2007 Fiscal Year Annual Research Report
低次元の強相関電子系の理論的研究:朝永・ラッティンジャー流体の伝導及び磁気的性質を研究する。また、2次元でのモット転移の解明
Project/Area Number |
06F06902
|
Research Institution | The Institute of Physical and Chemical Research |
Principal Investigator |
古崎 昭 The Institute of Physical and Chemical Research, 古崎物性理論研究室, 主任研究員
|
Co-Investigator(Kenkyū-buntansha) |
KECKE Lars Oliver 独立行政法人理化学研究所, 古崎物性理論研究室, 外国人特別研究員
|
Keywords | フラストレーション / ネマティック相 / ベクトルカイラル秩序 / マグノン励起 / ボーズ凝縮 / 繰り込み群 |
Research Abstract |
昨年度に引き続いて、最近接交換相互作用J_1が強磁性的だが次近接交換相互作用J_2は反強磁性的なフラストレーションの強い一次元S=1/2量子スピン鎖模型の磁性を研究した。
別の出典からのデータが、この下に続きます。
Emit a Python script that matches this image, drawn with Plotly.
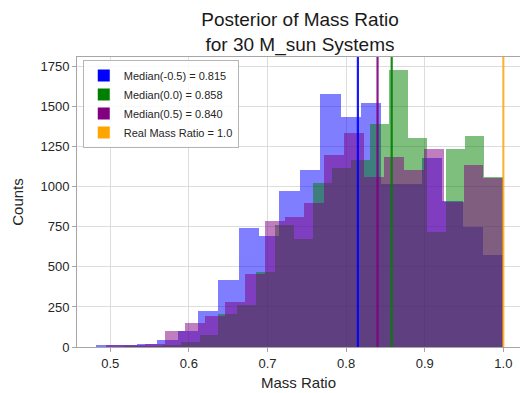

この模型は、Rb_2Cu_2Mo_3O_<12>やLiCuVO_4などの一次元鎖構造をもった銅酸化物の磁性の理論模型と考えることができる。これまでに我々は、複数のマグノン励起の束縛状態がボーズ凝縮したスピンネマティック相などの多重極秩序相が、強磁性相に隣接して存在することを明らかにした。今年度はさらに、束縛状態を形成するマグノンの数が2,3,4,5と変化する転移点を与える相互作用の比J_1/J_2をマグノン密度が低い極限で数値的に決定した。低磁場領域でマグノン密度が高くなっている磁場領域に対しては、密度行列繰り込み群法を用いて磁化曲線を計算し、多重極秩序相から別の相への相転移があることを示した。この新規相のもつ秩序を特定するために、密度行列繰り込み群法により各種の相関関数を計算した。その結果、隣接する2スピンの外積の磁場方向への射影として与えられるベクトルカイラル秩序変数が長距離秩序していることを確認できた。このベクトルカイラル秩序相が強磁性的J_1-J_2模型について実際に確認されたのは初めてである。ベクトルカイラル秩序相ではスピン軌道相互作用によって電気分極を生じることが可能であり、これはマルチフェロイック相を実現する機構として重要である。また、ボゾン化法や(摂動的)繰り込み群による解析的研究からも、ネマティック相とベクトルカイラル秩序相の出現と競合を理解することができた。これらの結果を現在論文としてまとめている。